Given instruction:
Scan the listing below and copy every line holding "this".

(Code that draws figures)
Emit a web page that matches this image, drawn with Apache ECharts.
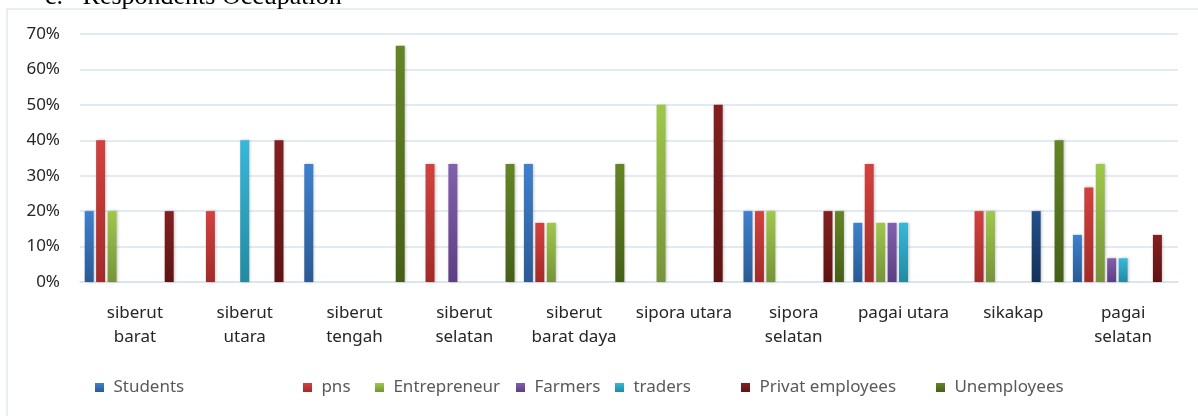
<!DOCTYPE html>
<html>
<head>
<meta charset="utf-8">
<script src="https://cdn.jsdelivr.net/npm/echarts@6/dist/echarts.min.js"></script>
<style>
  html, body { margin: 0; padding: 0; background: #fff; }
  #main { width: 1198px; height: 416px; }
</style>
</head>
<body>
<div id="main"></div>
<script>
var categories = ['siberut\nbarat', 'siberut\nutara', 'siberut\ntengah', 'siberut\nselatan', 'siberut\nbarat daya',
                  'sipora utara', 'sipora\nselatan', 'pagai utara', 'sikakap', 'pagai\nselatan'];
var yTicks = [0, 10, 20, 30, 40, 50, 60, 70];

var students     = [20, null, 33.3, null, 33.3, null, 20, 16.7, null, 13.3];
var pns          = [40, 20, null, 33.3, 16.7, null, 20, 33.3, 20, 26.7];
var entrepreneur = [20, null, null, null, 16.7, 50, 20, 16.7, 20, 33.3];
var farmers      = [null, null, null, 33.3, null, null, null, 16.7, null, 6.7];
var traders      = [null, 40, null, null, null, null, null, 16.7, null, 6.7];
var series6      = [null, null, null, null, null, null, null, null, null, null];
var series7      = [null, null, null, null, null, null, null, null, 20, null];
var privat       = [20, 40, null, null, null, 50, 20, null, null, 13.3];
var unemployees  = [null, null, 66.7, 33.3, 33.3, null, 20, null, 40, null];

var chart = echarts.init(document.getElementById('main'));

function grad(top, bottom) {
	return new echarts.graphic.LinearGradient(0, 0, 0, 1, [
		{offset: 0, color: top},
		{offset: 1, color: bottom}
	]);
}

function bar(name, data, top, bottom) {
	return {
		name: name,
		type: 'bar',
		data: data,
		barWidth: 9,
		barGap: '27%',
		color: bottom,
		itemStyle: {
			color: grad(top, bottom),
			shadowColor: 'rgba(0,0,0,0.25)',
			shadowBlur: 3,
			shadowOffsetX: 1
		}
	};
}

var legendFont = {fontFamily: 'Noto Sans', fontSize: 17, color: '#595959'};
function leg(name, left) {
	return {
		data: [name],
		left: left,
		top: 374,
		itemWidth: 9,
		itemHeight: 9,
		itemGap: 0,
		icon: 'rect',
		formatter: ' {name}',
		textStyle: legendFont,
		selectedMode: false
	};
}

var option = {
	animation: false,
	title: {
		text: 'c.   Respondents Occupation',
		left: 40,
		top: -21,
		textStyle: {fontFamily: 'Liberation Serif', fontSize: 26, fontWeight: 'normal', color: '#000'}
	},
	graphic: [{
		type: 'rect',
		shape: {x: 7, y: 9, width: 1300, height: 500},
		style: {fill: 'none', stroke: '#d5dce6', lineWidth: 1},
		silent: true
	}],
	legend: [
		leg('Students', 90),
		leg('pns', 298),
		leg('Entrepreneur', 370),
		leg('Farmers', 511),
		leg('traders', 610),
		leg('Privat employees', 736),
		leg('Unemployees', 931)
	],
	grid: {left: 80, right: 20, top: 34, bottom: 134},
	xAxis: {
		type: 'category',
		data: categories,
		axisTick: {show: false},
		axisLine: {lineStyle: {color: '#d9e3f0', width: 1.5}},
		axisLabel: {
			interval: 0,
			margin: 19,
			lineHeight: 24,
			fontFamily: 'Noto Sans',
			fontSize: 17,
			color: '#262626'
		}
	},
	yAxis: {
		type: 'value',
		min: 0,
		max: yTicks[yTicks.length - 1],
		interval: 10,
		axisLine: {show: false},
		axisTick: {show: false},
		splitLine: {lineStyle: {color: '#d9e3f0', width: 1.5}},
		axisLabel: {
			margin: 20,
			formatter: '{value}%',
			fontFamily: 'Noto Sans',
			fontSize: 17,
			color: '#262626'
		}
	},
	series: [
		bar('Students', students, '#3f80cd', '#2b5a94'),
		bar('pns', pns, '#d2423f', '#a12b29'),
		bar('Entrepreneur', entrepreneur, '#9fc84a', '#76933b'),
		bar('Farmers', farmers, '#8160ad', '#5e3f82'),
		bar('traders', traders, '#38b8d9', '#228aa1'),
		bar('Series 6', series6, '#2d4f7c', '#1c3556'),
		bar('Series 7', series7, '#22508a', '#16325a'),
		bar('Privat employees', privat, '#832020', '#5e1414'),
		bar('Unemployees', unemployees, '#648526', '#465f18')
	]
};

chart.setOption(option);
</script>
</body>
</html>
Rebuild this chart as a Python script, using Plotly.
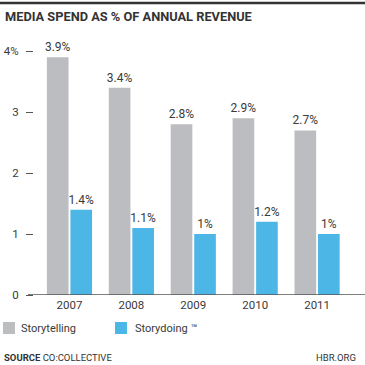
import plotly.graph_objects as go

years = ["2007", "2008", "2009", "2010", "2011"]
storytelling = [3.9, 3.4, 2.8, 2.9, 2.7]
storydoing = [1.4, 1.1, 1.0, 1.2, 1.0]
storytelling_labels = ["3.9%", "3.4%", "2.8%", "2.9%", "2.7%"]
storydoing_labels = ["1.4%", "1.1%", "1%", "1.2%", "1%"]
ytick_vals = [0, 1, 2, 3, 4]
ytick_text = ["0", "1", "2", "3", "4%"]
series_names = ["Storytelling", "Storydoing \u2122"]

FONT = "Roboto"
GRAY = "#bcbdc0"
BLUE = "#4cb6e7"
TXT = "#3a3a3a"

W, H = 365, 365
L, R, T, B = 34, 0, 39, 70
pw = W - L - R
ph = H - T - B

def px_x(p):
    return (p - L) / pw

def px_y(p):
    return (H - B - p) / ph

fig = go.Figure()
fig.add_trace(go.Bar(
    x=years, y=storytelling, name=series_names[0],
    marker=dict(color=GRAY, line=dict(width=0)),
    text=storytelling_labels, textposition="outside", constraintext="none",
    textfont=dict(family=FONT, size=12, color=TXT), cliponaxis=False,
))
fig.add_trace(go.Bar(
    x=years, y=storydoing, name=series_names[1],
    marker=dict(color=BLUE, line=dict(width=0)),
    text=storydoing_labels, textposition="outside", constraintext="none",
    textfont=dict(family=FONT, size=12, color=TXT), cliponaxis=False,
))

shapes = [
    dict(type="line", xref="paper", yref="y", x0=px_x(28), x1=1.0, y0=0, y1=0,
         line=dict(color="#555", width=1.5)),
    dict(type="line", xref="paper", yref="paper", x0=px_x(0), x1=1.0,
         y0=px_y(3), y1=px_y(3), line=dict(color="#333", width=2.5)),
]
annotations = [
    dict(text="<b>MEDIA SPEND AS % OF ANNUAL REVENUE</b>", xref="paper", yref="paper",
         x=px_x(3), y=px_y(16), xanchor="left", yanchor="middle", showarrow=False,
         font=dict(family=FONT, size=12.8, color="#333")),
    dict(text="<b>SOURCE</b> CO:COLLECTIVE", xref="paper", yref="paper",
         x=px_x(2), y=px_y(357), xanchor="left", yanchor="middle", showarrow=False,
         font=dict(family=FONT, size=9.5, color="#333")),
    dict(text="HBR.ORG", xref="paper", yref="paper",
         x=px_x(358), y=px_y(357), xanchor="right", yanchor="middle", showarrow=False,
         font=dict(family=FONT, size=9.5, color="#333")),
]

# legend (swatch + label)
legend_items = [(3, 19, GRAY, series_names[0]), (115, 133, BLUE, series_names[1])]
for sx, tx, col, name in legend_items:
    shapes.append(dict(type="rect", xref="paper", yref="paper",
                       x0=px_x(sx), x1=px_x(sx + 12), y0=px_y(334), y1=px_y(322),
                       fillcolor=col, line=dict(width=0)))
    annotations.append(dict(text=name, xref="paper", yref="paper",
                            x=px_x(tx), y=px_y(328), xanchor="left", yanchor="middle",
                            showarrow=False, font=dict(family=FONT, size=11, color=TXT)))

fig.update_layout(
    width=W, height=H,
    margin=dict(l=L, r=R, t=T, b=B, pad=0),
    paper_bgcolor="white", plot_bgcolor="white",
    barmode="group", bargap=0.24, bargroupgap=0.08,
    font=dict(family=FONT, color=TXT),
    showlegend=False,
    xaxis=dict(range=[-0.573, 4.774], showline=False, showgrid=False, zeroline=False,
               automargin=False,
               ticks="", tickfont=dict(family=FONT, size=11.5, color=TXT), ticklabelstandoff=1),
    yaxis=dict(range=[0, 4.2], tickvals=ytick_vals, ticktext=ytick_text,
               showgrid=False, zeroline=False, showline=False, automargin=False,
               ticks="outside", ticklen=7, tickwidth=1, tickcolor="#555",
               tickfont=dict(family=FONT, size=11.5, color=TXT), ticklabelstandoff=5),
    shapes=shapes,
    annotations=annotations,
)

fig.write_html("out.html", config={"displayModeBar": False},
               post_script="document.body.style.margin='0';document.body.style.overflow='hidden';")
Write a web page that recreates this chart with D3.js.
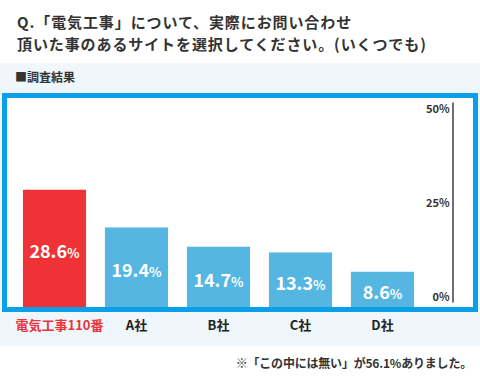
<!DOCTYPE html>
<html>
<head>
<meta charset="utf-8">
<script src="https://cdn.jsdelivr.net/npm/d3@7"></script>
<style>
  body { margin: 0; background: #fff; }
  svg { display: block; font-family: "Noto Sans CJK JP", "Noto Sans", sans-serif; }
</style>
</head>
<body>
<div id="chart"></div>
<script>
// データ
const categories = ["電気工事110番", "A社", "B社", "C社", "D社"];
const values = [28.6, 19.4, 14.7, 13.3, 8.6];
const axisTicks = [0, 25, 50];
const titleLines = ["Q.「電気工事」について、実際にお問い合わせ", "頂いた事のあるサイトを選択してください。(いくつでも)"];
const note = "※「この中には無い」が56.1%ありました。";

const W = 480, H = 376;
const svg = d3.select("#chart").append("svg")
    .attr("width", W)
    .attr("height", H);

// タイトル
svg.selectAll(".title")
    .data(titleLines)
    .enter()
    .append("text")
    .attr("class", "title")
    .attr("x", 17)
    .attr("y", (d, i) => 28 + i * 22)
    .attr("fill", "#333")
    .attr("font-size", "15px")
    .attr("letter-spacing", "0.9px")
    .attr("font-weight", "bold")
    .text(d => d);

// 薄い青の背景
svg.append("rect")
    .attr("x", 0).attr("y", 63)
    .attr("width", W).attr("height", 283)
    .attr("fill", "#eff7fd");

svg.append("text")
    .attr("x", 15).attr("y", 82)
    .attr("fill", "#333")
    .attr("font-size", "12px")
    .attr("font-weight", "bold")
    .text("■調査結果");

// 青枠
svg.append("rect")
    .attr("x", 4.5).attr("y", 95.5)
    .attr("width", 471).attr("height", 214)
    .attr("fill", "#fff")
    .attr("stroke", "#0aa0e8")
    .attr("stroke-width", 5);

const x = d3.scaleBand()
    .domain(categories)
    .range([23 - 9.5, 23 - 9.5 + 82 * 5])
    .paddingInner(0.23)
    .paddingOuter(0.115);

const y = d3.scaleLinear()
    .domain([0, 50])
    .range([307, 102]);

// 軸 (右側)
const yAxis = d3.scaleLinear()
    .domain([0, 50])
    .range([302, 102]);

const axis = svg.append("g")
    .attr("transform", "translate(452.5,0)")
    .call(d3.axisLeft(yAxis).tickValues(axisTicks).tickSize(0).tickPadding(3).tickFormat(d => d + "%"));
axis.select(".domain").attr("stroke", "#222").attr("stroke-width", 1.3);
axis.selectAll(".tick text")
    .attr("fill", "#333")
    .attr("font-size", "11px")
    .attr("font-weight", "bold")
    .attr("font-family", "'Noto Sans CJK JP', sans-serif")
    .attr("dy", d => d === 50 ? "0.95em" : d === 0 ? "-0.1em" : "0.4em");

// 棒
svg.selectAll(".bar")
    .data(values)
    .enter()
    .append("rect")
    .attr("class", "bar")
    .attr("x", (d, i) => x(categories[i]))
    .attr("y", d => y(d))
    .attr("width", x.bandwidth())
    .attr("height", d => y(0) - y(d))
    .attr("fill", (d, i) => i === 0 ? "#ef3236" : "#55b6e2");

// 値ラベル
const labels = svg.selectAll(".val")
    .data(values)
    .enter()
    .append("text")
    .attr("class", "val")
    .attr("x", (d, i) => x(categories[i]) + x.bandwidth() / 2)
    .attr("y", d => (y(d) + y(0)) / 2 + 10)
    .attr("text-anchor", "middle")
    .attr("fill", "#fff")
    .attr("font-weight", "bold");
labels.append("tspan").attr("font-size", "18px").text(d => d.toFixed(1));
labels.append("tspan").attr("font-size", "13px").text("%");

// カテゴリラベル
svg.selectAll(".cat")
    .data(categories)
    .enter()
    .append("text")
    .attr("class", "cat")
    .attr("x", (d, i) => x(d) + x.bandwidth() / 2 + (i === 0 ? 5 : 0))
    .attr("y", 330)
    .attr("text-anchor", "middle")
    .attr("font-size", "13px")
    .attr("font-weight", "bold")
    .attr("fill", (d, i) => i === 0 ? "#e8333a" : "#222")
    .text(d => d);

// 注記
svg.append("text")
    .attr("x", 472).attr("y", 368)
    .attr("text-anchor", "end")
    .attr("font-size", "12px")
    .attr("letter-spacing", "-0.2px")
    .attr("font-weight", "bold")
    .attr("fill", "#333")
    .text(note);
</script>
</body>
</html>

Exercise output:
Emit a web page that matches this image, drawn with Apache ECharts.
Rebuild this chart as a Python script, using Plotly.
Write a web page that recreates this chart with D3.js.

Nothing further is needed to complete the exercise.